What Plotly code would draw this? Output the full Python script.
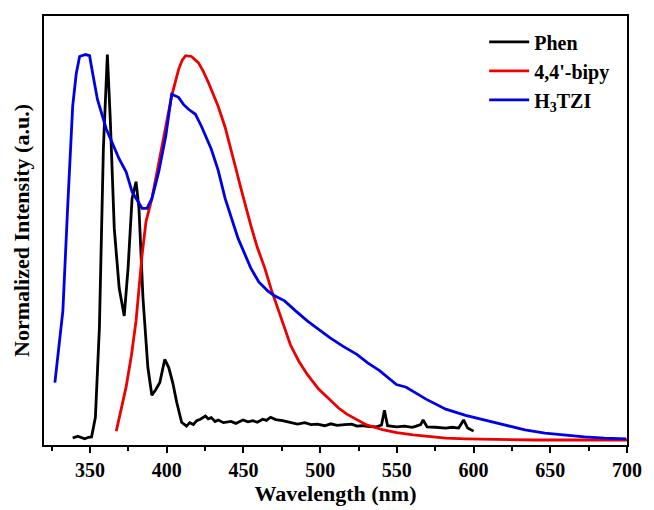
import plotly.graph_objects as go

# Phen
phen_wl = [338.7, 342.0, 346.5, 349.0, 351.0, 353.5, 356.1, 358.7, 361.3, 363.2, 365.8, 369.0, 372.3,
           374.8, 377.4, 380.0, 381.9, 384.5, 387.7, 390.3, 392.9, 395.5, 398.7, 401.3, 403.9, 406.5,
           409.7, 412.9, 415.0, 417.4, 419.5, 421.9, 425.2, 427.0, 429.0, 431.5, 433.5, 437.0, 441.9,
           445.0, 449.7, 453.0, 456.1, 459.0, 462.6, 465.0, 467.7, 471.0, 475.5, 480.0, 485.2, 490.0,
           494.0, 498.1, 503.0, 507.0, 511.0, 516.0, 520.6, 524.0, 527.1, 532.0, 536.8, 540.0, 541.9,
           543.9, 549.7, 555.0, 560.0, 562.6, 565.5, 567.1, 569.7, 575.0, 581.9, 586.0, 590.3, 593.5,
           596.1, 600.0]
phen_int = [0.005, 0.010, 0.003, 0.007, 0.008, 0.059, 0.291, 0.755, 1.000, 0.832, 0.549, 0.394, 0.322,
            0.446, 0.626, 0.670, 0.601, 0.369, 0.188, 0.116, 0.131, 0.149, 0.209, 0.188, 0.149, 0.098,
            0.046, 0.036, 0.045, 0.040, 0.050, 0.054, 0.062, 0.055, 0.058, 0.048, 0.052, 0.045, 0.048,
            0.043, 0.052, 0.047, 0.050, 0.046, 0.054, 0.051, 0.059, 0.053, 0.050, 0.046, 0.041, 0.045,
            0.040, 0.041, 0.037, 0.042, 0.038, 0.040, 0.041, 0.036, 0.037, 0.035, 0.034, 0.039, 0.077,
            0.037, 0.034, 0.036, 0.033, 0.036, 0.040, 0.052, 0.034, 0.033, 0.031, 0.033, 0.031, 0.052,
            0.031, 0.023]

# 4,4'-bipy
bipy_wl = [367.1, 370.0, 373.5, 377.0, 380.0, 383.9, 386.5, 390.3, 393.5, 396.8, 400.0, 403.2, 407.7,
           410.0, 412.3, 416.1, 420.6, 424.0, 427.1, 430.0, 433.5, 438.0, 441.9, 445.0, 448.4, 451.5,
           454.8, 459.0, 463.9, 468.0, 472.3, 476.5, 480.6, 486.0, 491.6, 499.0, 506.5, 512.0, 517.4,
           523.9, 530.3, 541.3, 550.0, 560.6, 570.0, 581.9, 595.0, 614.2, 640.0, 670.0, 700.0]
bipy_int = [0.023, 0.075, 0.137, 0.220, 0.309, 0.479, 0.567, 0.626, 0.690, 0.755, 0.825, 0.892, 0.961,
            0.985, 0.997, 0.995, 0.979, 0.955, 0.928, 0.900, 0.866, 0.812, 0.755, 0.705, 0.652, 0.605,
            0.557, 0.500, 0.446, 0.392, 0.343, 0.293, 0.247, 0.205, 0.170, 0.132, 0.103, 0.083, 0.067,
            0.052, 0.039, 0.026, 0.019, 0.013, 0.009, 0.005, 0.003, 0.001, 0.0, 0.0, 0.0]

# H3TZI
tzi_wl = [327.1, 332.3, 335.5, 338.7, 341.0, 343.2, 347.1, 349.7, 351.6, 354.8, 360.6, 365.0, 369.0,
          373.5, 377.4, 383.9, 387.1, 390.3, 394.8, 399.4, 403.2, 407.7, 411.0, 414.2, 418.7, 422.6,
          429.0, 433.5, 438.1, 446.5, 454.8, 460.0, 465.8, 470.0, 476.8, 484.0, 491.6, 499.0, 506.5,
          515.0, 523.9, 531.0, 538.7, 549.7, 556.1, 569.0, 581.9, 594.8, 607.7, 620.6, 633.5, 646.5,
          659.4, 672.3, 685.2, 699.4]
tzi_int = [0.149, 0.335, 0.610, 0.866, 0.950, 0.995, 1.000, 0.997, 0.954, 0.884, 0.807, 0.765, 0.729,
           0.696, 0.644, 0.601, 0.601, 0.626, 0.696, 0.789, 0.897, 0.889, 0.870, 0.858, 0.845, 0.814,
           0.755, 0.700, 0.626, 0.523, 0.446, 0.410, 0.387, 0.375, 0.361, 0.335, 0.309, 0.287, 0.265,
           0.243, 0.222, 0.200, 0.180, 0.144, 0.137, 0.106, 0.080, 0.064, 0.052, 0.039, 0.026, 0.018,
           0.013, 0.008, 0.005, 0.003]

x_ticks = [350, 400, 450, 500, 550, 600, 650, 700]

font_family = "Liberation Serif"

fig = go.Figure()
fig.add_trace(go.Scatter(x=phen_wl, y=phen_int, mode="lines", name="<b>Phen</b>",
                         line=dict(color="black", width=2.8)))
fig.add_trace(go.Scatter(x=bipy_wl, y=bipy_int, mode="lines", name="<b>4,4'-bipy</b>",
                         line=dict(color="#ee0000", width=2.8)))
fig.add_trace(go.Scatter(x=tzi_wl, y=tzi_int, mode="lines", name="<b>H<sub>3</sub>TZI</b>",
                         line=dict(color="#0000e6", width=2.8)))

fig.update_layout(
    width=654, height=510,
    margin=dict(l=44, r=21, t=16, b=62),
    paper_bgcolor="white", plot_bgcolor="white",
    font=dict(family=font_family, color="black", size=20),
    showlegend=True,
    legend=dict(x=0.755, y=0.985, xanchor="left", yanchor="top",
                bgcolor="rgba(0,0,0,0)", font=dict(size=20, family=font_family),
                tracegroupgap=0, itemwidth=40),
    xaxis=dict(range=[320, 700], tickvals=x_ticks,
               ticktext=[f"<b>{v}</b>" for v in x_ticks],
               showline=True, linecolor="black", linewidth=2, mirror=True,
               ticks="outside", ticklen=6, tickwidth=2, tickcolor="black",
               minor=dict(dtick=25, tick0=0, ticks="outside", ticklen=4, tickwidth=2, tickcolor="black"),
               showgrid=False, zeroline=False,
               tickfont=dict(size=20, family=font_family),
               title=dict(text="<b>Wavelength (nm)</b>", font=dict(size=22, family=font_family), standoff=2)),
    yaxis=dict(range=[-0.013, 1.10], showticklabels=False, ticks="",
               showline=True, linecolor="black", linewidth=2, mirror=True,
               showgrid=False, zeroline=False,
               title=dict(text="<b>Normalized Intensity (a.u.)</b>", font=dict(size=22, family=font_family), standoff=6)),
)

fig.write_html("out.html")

■ ■ ■ ■

Exclude the pictures, and transcribe all of the material exactly.

What Plotly code would draw this? Output the full Python script.
import plotly.graph_objects as go

# Phen
phen_wl = [338.7, 342.0, 346.5, 349.0, 351.0, 353.5, 356.1, 358.7, 361.3, 363.2, 365.8, 369.0, 372.3,
           374.8, 377.4, 380.0, 381.9, 384.5, 387.7, 390.3, 392.9, 395.5, 398.7, 401.3, 403.9, 406.5,
           409.7, 412.9, 415.0, 417.4, 419.5, 421.9, 425.2, 427.0, 429.0, 431.5, 433.5, 437.0, 441.9,
           445.0, 449.7, 453.0, 456.1, 459.0, 462.6, 465.0, 467.7, 471.0, 475.5, 480.0, 485.2, 490.0,
           494.0, 498.1, 503.0, 507.0, 511.0, 516.0, 520.6, 524.0, 527.1, 532.0, 536.8, 540.0, 541.9,
           543.9, 549.7, 555.0, 560.0, 562.6, 565.5, 567.1, 569.7, 575.0, 581.9, 586.0, 590.3, 593.5,
           596.1, 600.0]
phen_int = [0.005, 0.010, 0.003, 0.007, 0.008, 0.059, 0.291, 0.755, 1.000, 0.832, 0.549, 0.394, 0.322,
            0.446, 0.626, 0.670, 0.601, 0.369, 0.188, 0.116, 0.131, 0.149, 0.209, 0.188, 0.149, 0.098,
            0.046, 0.036, 0.045, 0.040, 0.050, 0.054, 0.062, 0.055, 0.058, 0.048, 0.052, 0.045, 0.048,
            0.043, 0.052, 0.047, 0.050, 0.046, 0.054, 0.051, 0.059, 0.053, 0.050, 0.046, 0.041, 0.045,
            0.040, 0.041, 0.037, 0.042, 0.038, 0.040, 0.041, 0.036, 0.037, 0.035, 0.034, 0.039, 0.077,
            0.037, 0.034, 0.036, 0.033, 0.036, 0.040, 0.052, 0.034, 0.033, 0.031, 0.033, 0.031, 0.052,
            0.031, 0.023]

# 4,4'-bipy
bipy_wl = [367.1, 370.0, 373.5, 377.0, 380.0, 383.9, 386.5, 390.3, 393.5, 396.8, 400.0, 403.2, 407.7,
           410.0, 412.3, 416.1, 420.6, 424.0, 427.1, 430.0, 433.5, 438.0, 441.9, 445.0, 448.4, 451.5,
           454.8, 459.0, 463.9, 468.0, 472.3, 476.5, 480.6, 486.0, 491.6, 499.0, 506.5, 512.0, 517.4,
           523.9, 530.3, 541.3, 550.0, 560.6, 570.0, 581.9, 595.0, 614.2, 640.0, 670.0, 700.0]
bipy_int = [0.023, 0.075, 0.137, 0.220, 0.309, 0.479, 0.567, 0.626, 0.690, 0.755, 0.825, 0.892, 0.961,
            0.985, 0.997, 0.995, 0.979, 0.955, 0.928, 0.900, 0.866, 0.812, 0.755, 0.705, 0.652, 0.605,
            0.557, 0.500, 0.446, 0.392, 0.343, 0.293, 0.247, 0.205, 0.170, 0.132, 0.103, 0.083, 0.067,
            0.052, 0.039, 0.026, 0.019, 0.013, 0.009, 0.005, 0.003, 0.001, 0.0, 0.0, 0.0]

# H3TZI
tzi_wl = [327.1, 332.3, 335.5, 338.7, 341.0, 343.2, 347.1, 349.7, 351.6, 354.8, 360.6, 365.0, 369.0,
          373.5, 377.4, 383.9, 387.1, 390.3, 394.8, 399.4, 403.2, 407.7, 411.0, 414.2, 418.7, 422.6,
          429.0, 433.5, 438.1, 446.5, 454.8, 460.0, 465.8, 470.0, 476.8, 484.0, 491.6, 499.0, 506.5,
          515.0, 523.9, 531.0, 538.7, 549.7, 556.1, 569.0, 581.9, 594.8, 607.7, 620.6, 633.5, 646.5,
          659.4, 672.3, 685.2, 699.4]
tzi_int = [0.149, 0.335, 0.610, 0.866, 0.950, 0.995, 1.000, 0.997, 0.954, 0.884, 0.807, 0.765, 0.729,
           0.696, 0.644, 0.601, 0.601, 0.626, 0.696, 0.789, 0.897, 0.889, 0.870, 0.858, 0.845, 0.814,
           0.755, 0.700, 0.626, 0.523, 0.446, 0.410, 0.387, 0.375, 0.361, 0.335, 0.309, 0.287, 0.265,
           0.243, 0.222, 0.200, 0.180, 0.144, 0.137, 0.106, 0.080, 0.064, 0.052, 0.039, 0.026, 0.018,
           0.013, 0.008, 0.005, 0.003]

x_ticks = [350, 400, 450, 500, 550, 600, 650, 700]

font_family = "Liberation Serif"

fig = go.Figure()
fig.add_trace(go.Scatter(x=phen_wl, y=phen_int, mode="lines", name="<b>Phen</b>",
                         line=dict(color="black", width=2.8)))
fig.add_trace(go.Scatter(x=bipy_wl, y=bipy_int, mode="lines", name="<b>4,4'-bipy</b>",
                         line=dict(color="#ee0000", width=2.8)))
fig.add_trace(go.Scatter(x=tzi_wl, y=tzi_int, mode="lines", name="<b>H<sub>3</sub>TZI</b>",
                         line=dict(color="#0000e6", width=2.8)))

fig.update_layout(
    width=654, height=510,
    margin=dict(l=44, r=21, t=16, b=62),
    paper_bgcolor="white", plot_bgcolor="white",
    font=dict(family=font_family, color="black", size=20),
    showlegend=True,
    legend=dict(x=0.755, y=0.985, xanchor="left", yanchor="top",
                bgcolor="rgba(0,0,0,0)", font=dict(size=20, family=font_family),
                tracegroupgap=0, itemwidth=40),
    xaxis=dict(range=[320, 700], tickvals=x_ticks,
               ticktext=[f"<b>{v}</b>" for v in x_ticks],
               showline=True, linecolor="black", linewidth=2, mirror=True,
               ticks="outside", ticklen=6, tickwidth=2, tickcolor="black",
               minor=dict(dtick=25, tick0=0, ticks="outside", ticklen=4, tickwidth=2, tickcolor="black"),
               showgrid=False, zeroline=False,
               tickfont=dict(size=20, family=font_family),
               title=dict(text="<b>Wavelength (nm)</b>", font=dict(size=22, family=font_family), standoff=2)),
    yaxis=dict(range=[-0.013, 1.10], showticklabels=False, ticks="",
               showline=True, linecolor="black", linewidth=2, mirror=True,
               showgrid=False, zeroline=False,
               title=dict(text="<b>Normalized Intensity (a.u.)</b>", font=dict(size=22, family=font_family), standoff=6)),
)

fig.write_html("out.html")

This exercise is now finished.